## What you should do:
Would you retype, exactly and without the pictures, the lines between the line holding "Recreate this image" and the line holding "labelspacing=0.86, borderaxespad=0, borderpad=0)", inclusive, and nothing else?

Saved data entries
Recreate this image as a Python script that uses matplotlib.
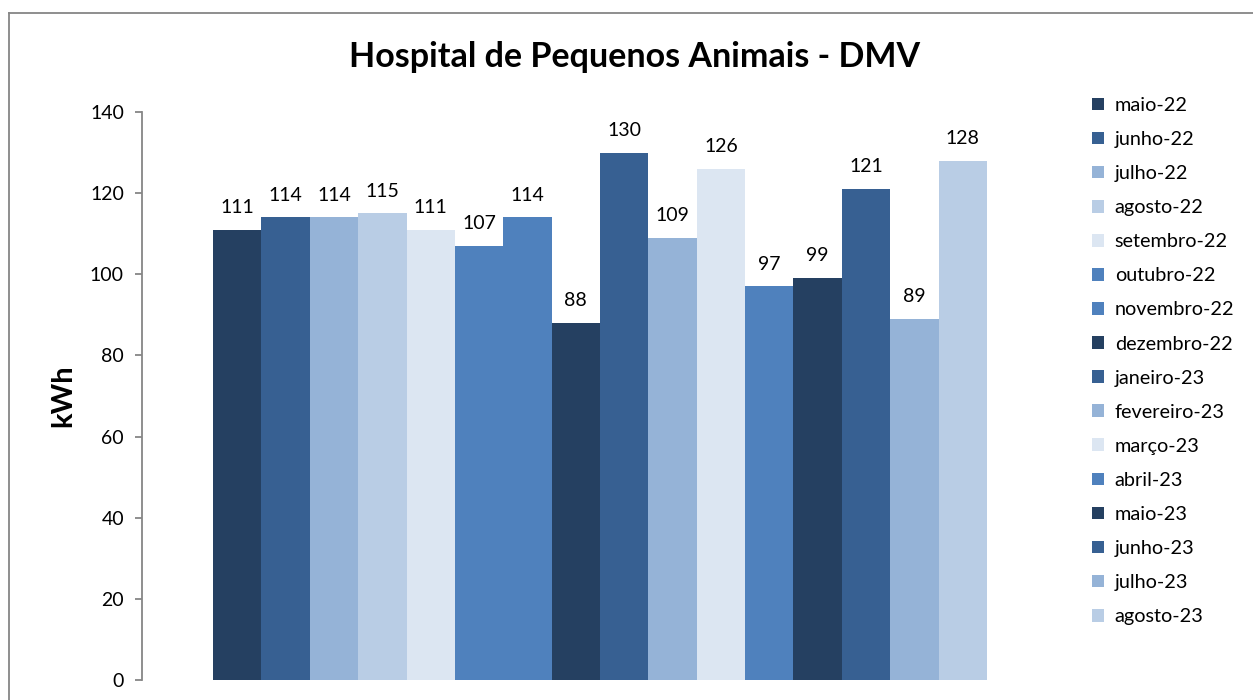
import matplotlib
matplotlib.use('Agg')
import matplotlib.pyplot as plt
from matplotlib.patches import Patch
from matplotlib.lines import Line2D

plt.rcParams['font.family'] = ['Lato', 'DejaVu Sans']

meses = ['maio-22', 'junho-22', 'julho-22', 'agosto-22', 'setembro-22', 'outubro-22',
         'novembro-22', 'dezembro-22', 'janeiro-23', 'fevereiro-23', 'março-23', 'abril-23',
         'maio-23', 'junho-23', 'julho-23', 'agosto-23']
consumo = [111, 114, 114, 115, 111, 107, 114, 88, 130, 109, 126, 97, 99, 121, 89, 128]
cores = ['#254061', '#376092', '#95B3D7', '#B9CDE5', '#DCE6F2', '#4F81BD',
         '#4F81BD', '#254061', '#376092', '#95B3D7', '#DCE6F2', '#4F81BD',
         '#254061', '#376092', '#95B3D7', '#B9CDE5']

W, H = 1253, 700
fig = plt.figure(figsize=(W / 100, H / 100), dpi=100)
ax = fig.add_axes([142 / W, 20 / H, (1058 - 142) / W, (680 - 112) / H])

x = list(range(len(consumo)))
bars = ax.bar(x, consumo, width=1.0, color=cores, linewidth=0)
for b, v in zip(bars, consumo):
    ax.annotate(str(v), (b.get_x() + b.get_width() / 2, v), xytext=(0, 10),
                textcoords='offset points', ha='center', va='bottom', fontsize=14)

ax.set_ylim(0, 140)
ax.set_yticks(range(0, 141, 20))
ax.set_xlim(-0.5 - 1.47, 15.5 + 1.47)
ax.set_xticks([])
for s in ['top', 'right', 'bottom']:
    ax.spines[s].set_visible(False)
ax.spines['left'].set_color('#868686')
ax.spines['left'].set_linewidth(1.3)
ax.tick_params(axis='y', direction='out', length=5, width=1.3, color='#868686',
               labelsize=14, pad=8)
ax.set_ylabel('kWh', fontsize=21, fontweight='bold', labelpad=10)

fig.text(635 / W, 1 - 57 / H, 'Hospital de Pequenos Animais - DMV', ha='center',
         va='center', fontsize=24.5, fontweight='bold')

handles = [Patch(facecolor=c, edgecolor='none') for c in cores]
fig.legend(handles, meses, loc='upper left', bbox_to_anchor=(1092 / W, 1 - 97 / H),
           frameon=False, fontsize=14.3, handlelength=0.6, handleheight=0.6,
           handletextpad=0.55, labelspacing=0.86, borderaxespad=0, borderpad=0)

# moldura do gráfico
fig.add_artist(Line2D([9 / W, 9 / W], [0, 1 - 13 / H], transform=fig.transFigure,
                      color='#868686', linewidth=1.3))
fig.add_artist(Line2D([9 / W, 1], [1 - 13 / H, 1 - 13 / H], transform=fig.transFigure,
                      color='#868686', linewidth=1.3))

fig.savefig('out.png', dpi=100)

==

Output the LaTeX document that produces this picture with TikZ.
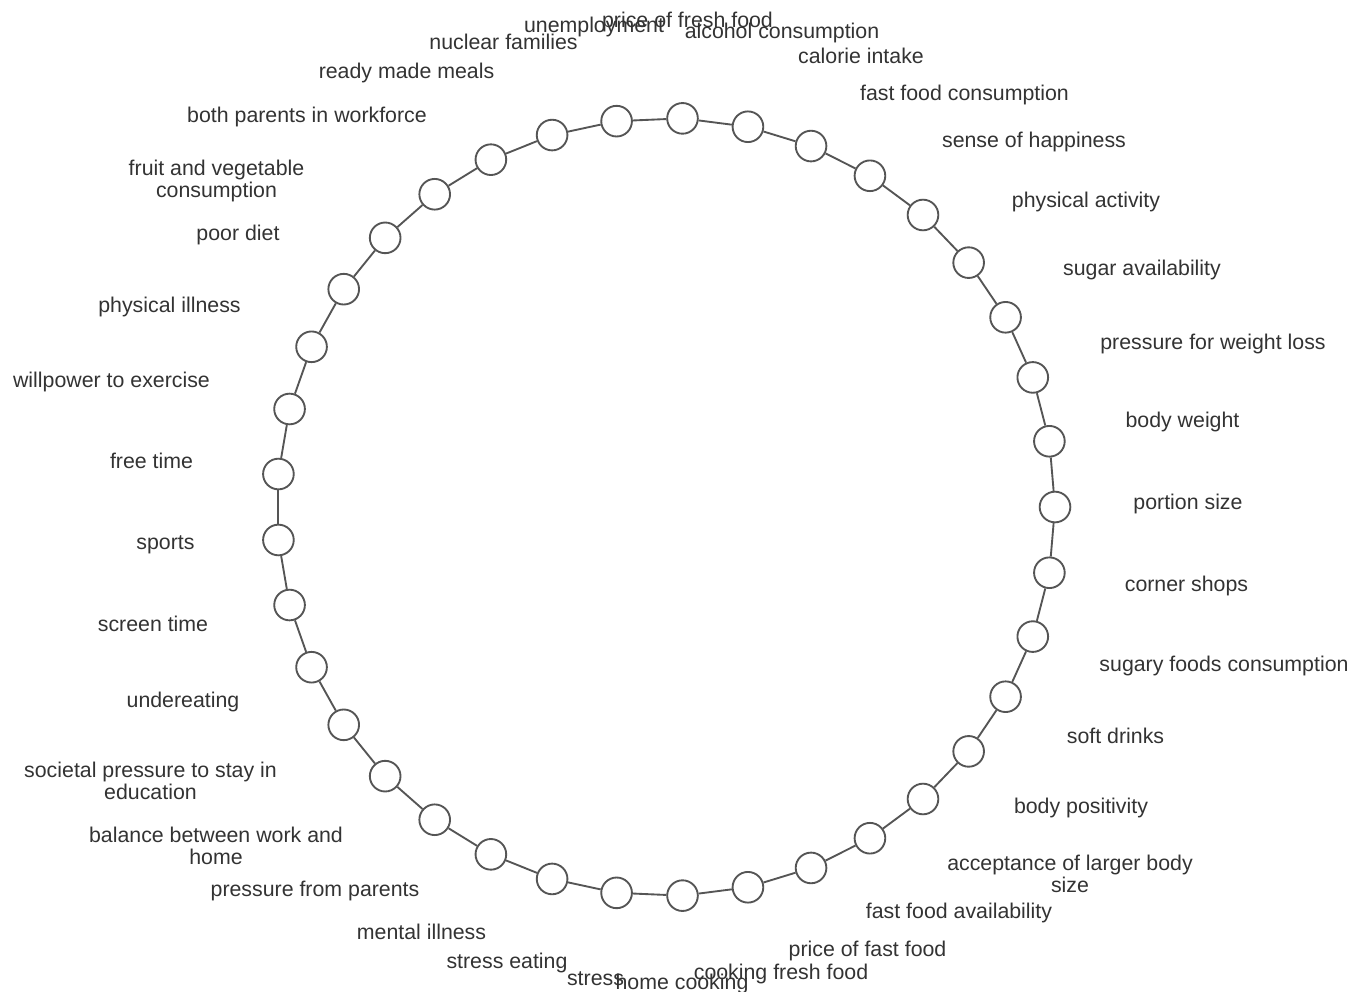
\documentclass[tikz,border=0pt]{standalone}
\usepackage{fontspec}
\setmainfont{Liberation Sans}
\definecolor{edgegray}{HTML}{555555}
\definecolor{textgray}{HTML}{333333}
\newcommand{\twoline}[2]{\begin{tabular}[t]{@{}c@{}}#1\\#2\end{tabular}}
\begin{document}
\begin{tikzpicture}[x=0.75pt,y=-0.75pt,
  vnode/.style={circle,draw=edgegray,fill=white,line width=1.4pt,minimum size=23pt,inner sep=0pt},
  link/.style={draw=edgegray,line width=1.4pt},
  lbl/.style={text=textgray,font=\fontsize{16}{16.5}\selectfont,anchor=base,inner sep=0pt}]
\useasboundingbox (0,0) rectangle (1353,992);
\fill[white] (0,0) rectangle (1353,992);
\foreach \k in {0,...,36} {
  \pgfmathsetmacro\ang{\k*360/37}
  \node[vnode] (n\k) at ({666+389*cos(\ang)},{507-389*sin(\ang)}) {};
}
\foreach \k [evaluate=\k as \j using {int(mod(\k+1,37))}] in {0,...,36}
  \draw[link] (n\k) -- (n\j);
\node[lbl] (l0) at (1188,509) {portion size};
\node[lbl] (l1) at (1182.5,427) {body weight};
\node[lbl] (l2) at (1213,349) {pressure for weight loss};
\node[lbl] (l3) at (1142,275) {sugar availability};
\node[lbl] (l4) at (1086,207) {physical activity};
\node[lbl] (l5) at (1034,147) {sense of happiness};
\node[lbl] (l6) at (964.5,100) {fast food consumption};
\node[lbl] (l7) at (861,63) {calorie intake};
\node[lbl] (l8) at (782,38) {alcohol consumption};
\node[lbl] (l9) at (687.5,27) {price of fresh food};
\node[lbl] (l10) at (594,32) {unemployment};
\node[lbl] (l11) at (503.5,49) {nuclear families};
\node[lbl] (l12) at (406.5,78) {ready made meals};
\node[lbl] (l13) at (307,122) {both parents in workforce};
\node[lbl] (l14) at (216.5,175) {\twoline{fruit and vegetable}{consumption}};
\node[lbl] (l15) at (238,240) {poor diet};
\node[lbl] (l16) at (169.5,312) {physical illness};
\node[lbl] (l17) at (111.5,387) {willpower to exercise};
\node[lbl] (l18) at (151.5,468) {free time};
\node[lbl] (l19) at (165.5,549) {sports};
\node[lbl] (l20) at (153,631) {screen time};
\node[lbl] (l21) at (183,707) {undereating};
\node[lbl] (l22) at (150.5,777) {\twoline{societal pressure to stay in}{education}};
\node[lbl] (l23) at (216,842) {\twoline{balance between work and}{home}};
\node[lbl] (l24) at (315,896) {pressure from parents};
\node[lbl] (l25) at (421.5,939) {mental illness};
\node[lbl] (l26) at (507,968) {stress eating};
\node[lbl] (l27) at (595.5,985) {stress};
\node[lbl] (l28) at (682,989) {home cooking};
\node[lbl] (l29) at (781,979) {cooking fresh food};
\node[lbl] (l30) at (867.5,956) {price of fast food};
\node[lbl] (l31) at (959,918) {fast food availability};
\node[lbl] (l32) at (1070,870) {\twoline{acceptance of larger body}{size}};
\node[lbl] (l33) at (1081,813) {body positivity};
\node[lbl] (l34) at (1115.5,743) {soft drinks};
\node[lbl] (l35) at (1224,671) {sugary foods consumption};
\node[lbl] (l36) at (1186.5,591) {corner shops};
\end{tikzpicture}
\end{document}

==

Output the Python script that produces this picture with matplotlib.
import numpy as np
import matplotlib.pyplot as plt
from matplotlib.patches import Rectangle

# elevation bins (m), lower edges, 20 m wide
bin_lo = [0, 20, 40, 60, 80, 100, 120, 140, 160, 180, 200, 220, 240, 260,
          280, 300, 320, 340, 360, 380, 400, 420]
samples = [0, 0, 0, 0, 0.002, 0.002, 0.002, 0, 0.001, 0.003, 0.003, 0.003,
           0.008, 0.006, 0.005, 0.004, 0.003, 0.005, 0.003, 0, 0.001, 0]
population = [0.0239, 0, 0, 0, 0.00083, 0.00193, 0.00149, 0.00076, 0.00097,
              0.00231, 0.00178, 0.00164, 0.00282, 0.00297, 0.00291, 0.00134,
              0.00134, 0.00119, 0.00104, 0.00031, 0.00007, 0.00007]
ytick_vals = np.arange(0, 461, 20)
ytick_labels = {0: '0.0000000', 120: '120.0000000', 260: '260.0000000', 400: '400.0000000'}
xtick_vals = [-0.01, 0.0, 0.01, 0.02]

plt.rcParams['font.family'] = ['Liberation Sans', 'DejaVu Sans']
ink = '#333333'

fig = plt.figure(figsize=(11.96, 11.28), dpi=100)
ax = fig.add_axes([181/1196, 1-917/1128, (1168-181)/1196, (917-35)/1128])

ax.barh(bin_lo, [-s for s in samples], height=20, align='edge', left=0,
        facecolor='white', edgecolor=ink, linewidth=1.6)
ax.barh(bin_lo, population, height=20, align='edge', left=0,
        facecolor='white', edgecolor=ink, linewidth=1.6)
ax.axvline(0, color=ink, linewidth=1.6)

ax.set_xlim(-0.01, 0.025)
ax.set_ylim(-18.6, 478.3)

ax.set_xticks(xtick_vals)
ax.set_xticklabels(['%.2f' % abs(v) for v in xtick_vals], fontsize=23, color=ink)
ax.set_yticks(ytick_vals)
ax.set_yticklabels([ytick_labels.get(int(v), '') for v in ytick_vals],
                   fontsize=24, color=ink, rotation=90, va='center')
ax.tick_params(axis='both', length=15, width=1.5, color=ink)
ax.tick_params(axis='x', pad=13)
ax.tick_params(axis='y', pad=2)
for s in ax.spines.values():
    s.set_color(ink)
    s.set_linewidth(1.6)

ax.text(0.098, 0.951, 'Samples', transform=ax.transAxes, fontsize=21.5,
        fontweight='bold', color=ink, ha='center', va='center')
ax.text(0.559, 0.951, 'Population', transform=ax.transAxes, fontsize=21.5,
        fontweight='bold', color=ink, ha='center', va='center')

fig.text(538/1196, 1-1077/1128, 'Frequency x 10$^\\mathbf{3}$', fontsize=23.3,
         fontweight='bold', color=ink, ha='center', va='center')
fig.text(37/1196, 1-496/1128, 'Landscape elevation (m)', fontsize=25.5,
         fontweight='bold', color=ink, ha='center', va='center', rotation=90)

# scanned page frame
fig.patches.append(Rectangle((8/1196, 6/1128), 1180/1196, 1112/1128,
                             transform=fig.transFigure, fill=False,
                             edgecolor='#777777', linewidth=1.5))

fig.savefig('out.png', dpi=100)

## In response:
Recreate this image as a Python script that uses matplotlib.
import matplotlib
matplotlib.use('Agg')
import matplotlib.pyplot as plt
from matplotlib.patches import Patch
from matplotlib.lines import Line2D

plt.rcParams['font.family'] = ['Lato', 'DejaVu Sans']

meses = ['maio-22', 'junho-22', 'julho-22', 'agosto-22', 'setembro-22', 'outubro-22',
         'novembro-22', 'dezembro-22', 'janeiro-23', 'fevereiro-23', 'março-23', 'abril-23',
         'maio-23', 'junho-23', 'julho-23', 'agosto-23']
consumo = [111, 114, 114, 115, 111, 107, 114, 88, 130, 109, 126, 97, 99, 121, 89, 128]
cores = ['#254061', '#376092', '#95B3D7', '#B9CDE5', '#DCE6F2', '#4F81BD',
         '#4F81BD', '#254061', '#376092', '#95B3D7', '#DCE6F2', '#4F81BD',
         '#254061', '#376092', '#95B3D7', '#B9CDE5']

W, H = 1253, 700
fig = plt.figure(figsize=(W / 100, H / 100), dpi=100)
ax = fig.add_axes([142 / W, 20 / H, (1058 - 142) / W, (680 - 112) / H])

x = list(range(len(consumo)))
bars = ax.bar(x, consumo, width=1.0, color=cores, linewidth=0)
for b, v in zip(bars, consumo):
    ax.annotate(str(v), (b.get_x() + b.get_width() / 2, v), xytext=(0, 10),
                textcoords='offset points', ha='center', va='bottom', fontsize=14)

ax.set_ylim(0, 140)
ax.set_yticks(range(0, 141, 20))
ax.set_xlim(-0.5 - 1.47, 15.5 + 1.47)
ax.set_xticks([])
for s in ['top', 'right', 'bottom']:
    ax.spines[s].set_visible(False)
ax.spines['left'].set_color('#868686')
ax.spines['left'].set_linewidth(1.3)
ax.tick_params(axis='y', direction='out', length=5, width=1.3, color='#868686',
               labelsize=14, pad=8)
ax.set_ylabel('kWh', fontsize=21, fontweight='bold', labelpad=10)

fig.text(635 / W, 1 - 57 / H, 'Hospital de Pequenos Animais - DMV', ha='center',
         va='center', fontsize=24.5, fontweight='bold')

handles = [Patch(facecolor=c, edgecolor='none') for c in cores]
fig.legend(handles, meses, loc='upper left', bbox_to_anchor=(1092 / W, 1 - 97 / H),
           frameon=False, fontsize=14.3, handlelength=0.6, handleheight=0.6,
           handletextpad=0.55, labelspacing=0.86, borderaxespad=0, borderpad=0)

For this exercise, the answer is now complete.